“Photography is just one viewpoint, really, and there is never just one viewpoint—there are always thousands of viewpoints. Photographs are not real or that good. To think the highest we will get with reality is photography is naive.”
- David Hockney
The camera obscura, the phenomenon of an inverted image being projected through a small hole in a dark enclosure, has been theorized to be known since 500 BCE. Da Vinci wrote the oldest clear description of the device in 1502 and evidence of its secret use in art since the Renaissance is clear to see.
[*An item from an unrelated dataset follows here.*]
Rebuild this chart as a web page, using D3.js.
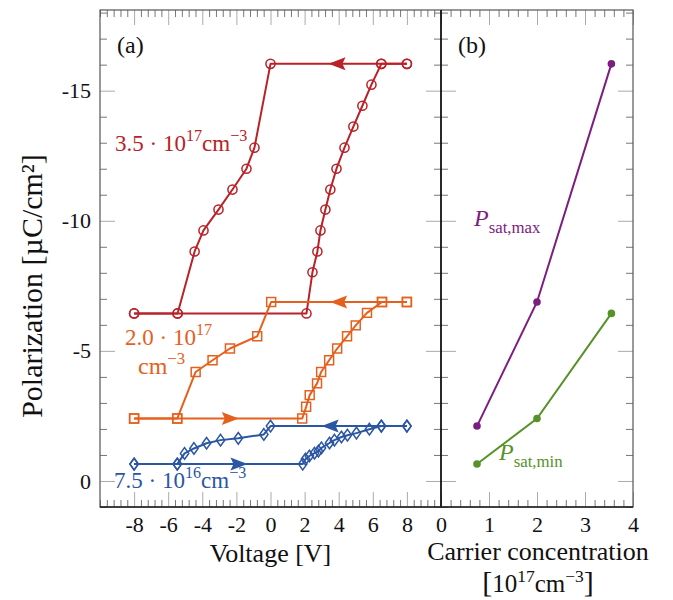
<!DOCTYPE html>
<html>
<head>
<meta charset="utf-8">
<script src="https://cdn.jsdelivr.net/npm/d3@7"></script>
<style>
  body { margin: 0; background: #fff; }
  svg text { font-family: "Liberation Serif", "DejaVu Serif", serif; }
</style>
</head>
<body>
<div class="container"></div>
<script>
const WIDTH = 673;
const HEIGHT = 600;

// ---- data ----
// 3.5e17 cm^-3 loop (circles)
const redUpV   = [-8, -5.45, 2.11, 2.46, 2.75, 2.93, 3.22, 3.51, 3.87, 4.34, 4.86, 5.39, 5.92, 6.5, 8];
const redUpP   = [-6.44, -6.44, -6.44, -8.02, -8.82, -9.63, -10.43, -11.2, -12.0, -12.81, -13.62, -14.42, -15.23, -16.03, -16.03];
const redDownV = [8, 6.5, 0, -0.94, -1.41, -2.23, -3.05, -3.93, -4.45, -5.45, -8];
const redDownP = [-16.03, -16.03, -16.03, -12.81, -12.0, -11.2, -10.43, -9.63, -8.82, -6.44, -6.44];

// 2.0e17 cm^-3 loop (squares)
const orangeUpV   = [-8, -5.47, 1.86, 2.09, 2.30, 2.73, 2.97, 3.44, 3.91, 4.49, 5.0, 5.66, 6.54, 8];
const orangeUpP   = [-2.40, -2.40, -2.40, -2.85, -3.30, -3.75, -4.19, -4.64, -5.09, -5.56, -5.98, -6.46, -6.88, -6.88];
const orangeDownV = [8, 6.54, 0.04, -0.78, -2.38, -3.4, -4.39, -5.47, -8];
const orangeDownP = [-6.88, -6.88, -6.88, -5.56, -5.09, -4.64, -4.19, -2.40, -2.40];

// 7.5e16 cm^-3 loop (diamonds)
const blueUpV   = [-8, -5.47, 1.89, 2.05, 2.28, 2.58, 2.81, 2.99, 3.46, 3.75, 4.16, 4.51, 5.04, 5.8, 6.5, 8];
const blueUpP   = [-0.65, -0.65, -0.65, -0.84, -0.96, -1.07, -1.15, -1.27, -1.46, -1.57, -1.69, -1.76, -1.84, -1.99, -2.11, -2.11];
const blueDownV = [8, 6.5, 0, -0.39, -1.89, -2.93, -3.75, -4.49, -5.04, -5.47, -8];
const blueDownP = [-2.11, -2.11, -2.11, -1.79, -1.64, -1.57, -1.45, -1.25, -1.06, -0.65, -0.65];

// direction arrows: tip voltage, polarization, direction
const arrowV   = [3.4, 3.5, 3.0, -1.86, -1.35];
const arrowP   = [-16.03, -6.88, -2.11, -2.40, -0.65];
const arrowDir = [-1, -1, -1, 1, 1];
const arrowSer = ["red", "orange", "blue", "orange", "blue"];

// panel (b)
const conc = [0.75, 2.0, 3.55];
const pSatMax = [-2.11, -6.88, -16.03];
const pSatMin = [-0.65, -2.40, -6.44];

// ticks
const voltTicks = [-8, -6, -4, -2, 0, 2, 4, 6, 8];
const concTicks = [0, 1, 2, 3, 4];
const polTicks = [0, -5, -10, -15];

const COLORS = { red: "#b82228", orange: "#e6601d", blue: "#2b56a3", purple: "#7d1d80", green: "#569228" };

// ---- layout ----
const LEFT = 100, MID = 441, RIGHT = 633, TOP = 10, BOTTOM = 507;

var translate = function(x, y){ return "translate(" + x + "," + y + ")"; };

var svg = d3.select('.container').append('svg')
  .attr('width', WIDTH).attr('height', HEIGHT);

var xV = d3.scaleLinear().domain([-10, 10]).range([LEFT, MID]);
var xC = d3.scaleLinear().domain([0, 4]).range([MID, RIGHT]);
var yP = d3.scaleLinear().domain([1, -18.1]).range([BOTTOM, TOP]);

var steps = function(a, b, s){
  var out = [];
  for (var i = 0; a + i * s <= b + 1e-9; i++) out.push(+(a + i * s).toFixed(4));
  return out;
};
var notIn = function(list){ return function(v){ return !list.some(function(m){ return Math.abs(m - v) < 1e-6; }); }; };

var voltMinor = steps(-10, 10, 0.4).filter(notIn(voltTicks));
var concMinor = steps(0, 4, 0.2).filter(notIn(concTicks));
var polMinor = steps(-18, 1, 1).filter(notIn(polTicks));

var MAJ = 15, MIN = 7;

var drawAxis = function(axis, tx, ty, values, size, pad, color){
  var g = svg.append('g').attr('transform', translate(tx, ty))
    .call(axis.tickValues(values).tickSize(-size).tickPadding(pad || 0)
      .tickFormat(pad ? function(d){ return String(d); } : function(){ return ""; }));
  g.select('.domain').remove();
  g.selectAll('.tick line').attr('stroke', color);
  g.selectAll('.tick text').attr('font-size', 22).attr('fill', '#111')
    .attr('font-family', '"Liberation Serif", serif');
  return g;
};

// panel (a) ticks
drawAxis(d3.axisBottom(xV), 0, BOTTOM, voltMinor, MIN, 0, '#777');
drawAxis(d3.axisBottom(xV), 0, BOTTOM, voltTicks, MAJ, 9, '#aaa');
drawAxis(d3.axisTop(xV), 0, TOP, voltMinor, MIN, 0, '#777');
drawAxis(d3.axisTop(xV), 0, TOP, voltTicks, MAJ, 0, '#aaa');
drawAxis(d3.axisLeft(yP), LEFT, 0, polMinor, MIN, 0, '#777');
drawAxis(d3.axisLeft(yP), LEFT, 0, polTicks, MAJ, 9, '#aaa');
drawAxis(d3.axisRight(yP), MID, 0, polMinor, MIN, 0, '#777');
drawAxis(d3.axisRight(yP), MID, 0, polTicks, MAJ, 0, '#aaa');

// panel (b) ticks
drawAxis(d3.axisBottom(xC), 0, BOTTOM, concMinor, MIN, 0, '#777');
drawAxis(d3.axisBottom(xC), 0, BOTTOM, concTicks, MAJ, 9, '#aaa');
drawAxis(d3.axisTop(xC), 0, TOP, concMinor, MIN, 0, '#777');
drawAxis(d3.axisTop(xC), 0, TOP, concTicks, MAJ, 0, '#aaa');
drawAxis(d3.axisLeft(yP), MID, 0, polMinor, MIN, 0, '#777').selectAll('.tick line').attr('x2', MIN);
drawAxis(d3.axisLeft(yP), MID, 0, polTicks, MAJ, 0, '#aaa').selectAll('.tick line').attr('x2', MAJ);
drawAxis(d3.axisRight(yP), RIGHT, 0, polMinor, MIN, 0, '#777');
drawAxis(d3.axisRight(yP), RIGHT, 0, polTicks, MAJ, 0, '#aaa');

// frames
svg.append('rect').attr('x', LEFT).attr('y', TOP).attr('width', RIGHT - LEFT).attr('height', BOTTOM - TOP)
  .attr('fill', 'none').attr('stroke', '#555').attr('stroke-width', 1.2);
svg.append('line').attr('x1', MID).attr('x2', MID).attr('y1', TOP).attr('y2', BOTTOM)
  .attr('stroke', '#111').attr('stroke-width', 1.8);
svg.append('line').attr('x1', LEFT).attr('x2', RIGHT).attr('y1', BOTTOM).attr('y2', BOTTOM)
  .attr('stroke', '#222').attr('stroke-width', 1.4);

// ---- panel (a) loops ----
var plot = svg.append('g');
var line = d3.line().x(function(d){ return xV(d[0]); }).y(function(d){ return yP(d[1]); });
var zip = function(a, b){ return a.map(function(v, i){ return [v, b[i]]; }); };

var series = [
  { key: 'red', up: zip(redUpV, redUpP), down: zip(redDownV, redDownP), mark: 'circle' },
  { key: 'orange', up: zip(orangeUpV, orangeUpP), down: zip(orangeDownV, orangeDownP), mark: 'square' },
  { key: 'blue', up: zip(blueUpV, blueUpP), down: zip(blueDownV, blueDownP), mark: 'diamond' }
];

var markPath = {
  circle: d3.symbol().type(d3.symbolCircle).size(66),
  square: d3.symbol().type(d3.symbolSquare).size(80),
  diamond: function(){ return "M0,-5.8L4.2,0L0,5.8L-4.2,0Z"; }
};

series.forEach(function(s){
  [s.up, s.down].forEach(function(pts){
    plot.append('path').attr('d', line(pts))
      .attr('fill', 'none').attr('stroke', COLORS[s.key]).attr('stroke-width', 2)
      .attr('stroke-linejoin', 'round');
  });
  plot.selectAll(null).data(s.up.concat(s.down)).enter().append('path')
    .attr('transform', function(d){ return translate(xV(d[0]), yP(d[1])); })
    .attr('d', markPath[s.mark])
    .attr('fill', 'none').attr('stroke', COLORS[s.key]).attr('stroke-width', 1.5);
});

// arrows
arrowV.forEach(function(v, i){
  var dir = arrowDir[i];
  plot.append('path')
    .attr('transform', translate(xV(v), yP(arrowP[i])) + " scale(" + (-dir) + ",1)")
    .attr('d', "M0,0L17,-6.5L14,0L17,6.5Z")
    .attr('fill', COLORS[arrowSer[i]]);
});

// ---- panel (b) ----
var lineC = d3.line().x(function(d){ return xC(d[0]); }).y(function(d){ return yP(d[1]); });
[[pSatMax, 'purple'], [pSatMin, 'green']].forEach(function(p){
  var pts = zip(conc, p[0]);
  svg.append('path').attr('d', lineC(pts)).attr('fill', 'none')
    .attr('stroke', COLORS[p[1]]).attr('stroke-width', 2);
  svg.selectAll(null).data(pts).enter().append('circle')
    .attr('cx', function(d){ return xC(d[0]); }).attr('cy', function(d){ return yP(d[1]); })
    .attr('r', 3.8).attr('fill', COLORS[p[1]]);
});

// ---- text ----
// parts: [text, kind] where kind is '', 'sup', 'sub', 'it', 'big'
var rich = function(x, y, parts, size, color, anchor){
  var t = svg.append('text').attr('x', x).attr('y', y).attr('font-size', size)
    .attr('fill', color).attr('text-anchor', anchor || 'start');
  var shift = 0;
  parts.forEach(function(p){
    var target = p[1] === 'sup' ? -0.42 * size : (p[1] === 'sub' ? 0.28 * size : 0);
    var ts = t.append('tspan').text(p[0]).attr('dy', target - shift);
    shift = target;
    if (p[1] === 'sup' || p[1] === 'sub') ts.attr('font-size', size * 0.7);
    if (p[1] === 'it') ts.attr('font-style', 'italic');
    if (p[1] === 'big') ts.attr('font-size', size * 1.2);
  });
  return t;
};

rich(117, 53, [["(a)", '']], 24, '#111');
rich(458, 53, [["(b)", '']], 24, '#111');

rich(115, 151, [["3.5 · 10", ''], ["17", 'sup'], ["cm", ''], ["−3", 'sup']], 23, COLORS.red);
rich(125, 345, [["2.0 · 10", ''], ["17", 'sup']], 23, COLORS.orange);
rich(138, 374, [["cm", ''], ["−3", 'sup']], 24, COLORS.orange);
rich(114, 488, [["7.5 · 10", ''], ["16", 'sup'], ["cm", ''], ["−3", 'sup']], 23, COLORS.blue);

rich(474, 226, [["P", 'it'], ["sat,max", 'sub']], 24, COLORS.purple);
rich(499, 460, [["P", 'it'], ["sat,min", 'sub']], 24, COLORS.green);

// axis titles
rich((LEFT + MID) / 2, 562, [["Voltage [V]", '']], 26, '#111', 'middle');
rich((MID + RIGHT) / 2 + 1, 560, [["Carrier concentration", '']], 26, '#111', 'middle');
rich((MID + RIGHT) / 2 + 1, 592, [["[", 'big'], ["10", ''], ["17", 'sup'], ["cm", ''], ["−3", 'sup'], ["]", 'big']], 25, '#111', 'middle');

svg.append('text')
  .attr('transform', translate(42, 286) + " rotate(-90)")
  .attr('text-anchor', 'middle').attr('font-size', 30).attr('fill', '#111')
  .text("Polarization [µC/cm²]");
</script>
</body>
</html>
In Western art, painters were the human cameras of their time. They created hyper realistic portraits and full scale mythical and historical narratives, expertly arranging numerous projections into grand tableaux of multi-figured scenes in precise perspectives. The chiaroscuro compositions with photographic precision of people, costumes and artifacts overwhelmed the visual senses. The status of painters grew from guild-tradespeople to lofty positions as court painters for nobility.
That was until the invention of a chemically fixed image using a camera obscura beginning in 1826. Painters countered with impressionism and expressionism, cubism, and so on, freed from the constraints of hyper-realism, but the photograph, and later the moving picture captured the human experience and told our collective history. Artists in turn embraced the camera and moving picture into individualistic pursuits.
The fact that a photograph represented reality was largely unquestioned, although an image could be potentially staged and manipulated in the darkroom. The selective publication and censorship of images became a way of controlling a political narrative.